Kepala Lembaga Penelitian dan Pengabdian kepada Masyarakat (LPPM) Institut Pertanian Bogor (IPB) Prastowo mengatakan, fluktuasi pendanaan riset menjadi tantangan para peneliti untuk tetap dapat melakukan penelitian inovatif dan berguna bagi masyarakat. Karena itu, persoalannya bukan seberapa besar dana yang diterima, melainkan seberapa besar manfaat yang ditimbulkan dari penelitian dengan sumber dana yang terbatas.
”Besaran ideal dana penelitian sangat relatif. Idealnya, dana penelitian itu cukup untuk merealisasikan peta jalan (road map) penelitian,” kata Prastowo ketika dihubungi dari Jakarta, Minggu (18/2).
ADVERTISEMENT
SCROLL TO RESUME CONTENT
Total alokasi dana riset secara nasional pada 2017 sebesar Rp 24,9 triliun, tetapi yang benar-benar digunakan untuk riset hanya Rp 10,9 triliun. Dari Rp 10,9 triliun ini, Kementerian Riset, Teknologi, dan Pendidikan Tinggi (Kemristek dan Dikti) mengimplementasikan dana ristek Rp 2,41 triliun, sisanya oleh kementerian/lembaga lain.
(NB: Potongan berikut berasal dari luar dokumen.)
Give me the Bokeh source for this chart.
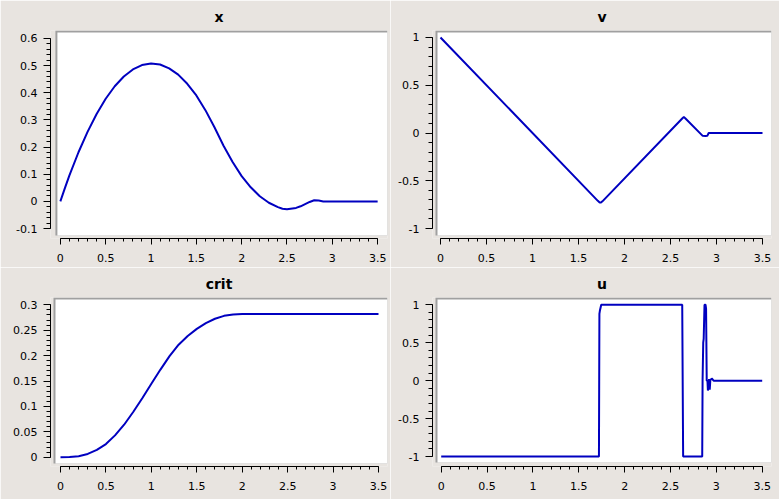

Dalam rangka mendongkrak hasil riset, pada 2018 ini Kemristek dan Dikti meluncurkan pendanaan Bantuan Operasional Perguruan Tinggi Negeri (BOPTN) Riset dan Pengabdian kepada Masyarakat. Dana penelitian Rp 1,291 triliun, sedangkan Dana Pengabdian kepada Masyarakat Rp 138,8 miliar (Kompas, 17 Januari 2018).
Berbagai upaya penggalangan dana penelitian dilakukan IPB agar penelitian tidak hanya tergantung pada dana Kemristek dan Dikti. Sumber dana lain, seperti dari Kementerian Pertanian, Lembaga Pengelola Dana Pendidikan, dan mitra swasta.
Umpan balik
Menurut Prastowo, IPB sejak 1963 berupaya mengintegrasikan penelitian dan pengabdian masyarakat agar tercipta relasi yang relatif mapan. Penelitian yang ada terumuskan manakala kegiatan pengabdian masyarakat berlangsung. Dari sana, gairah penelitian ikut tergugah seiring dengan masalah yang teridentifikasi di lapangan.
”Membangun atmosfer itu yang relatif sulit, tetapi ketika atmosfer itu sudah terbangun, maka daya kompetisinya akan menjadi tinggi. Karena itu, ternyata kegiatan pengabdian masyarakat itu memberikan umpan balik yang tidak kecil untuk secara terus-menerus meningkatkan kinerja penelitian,” ujarnya.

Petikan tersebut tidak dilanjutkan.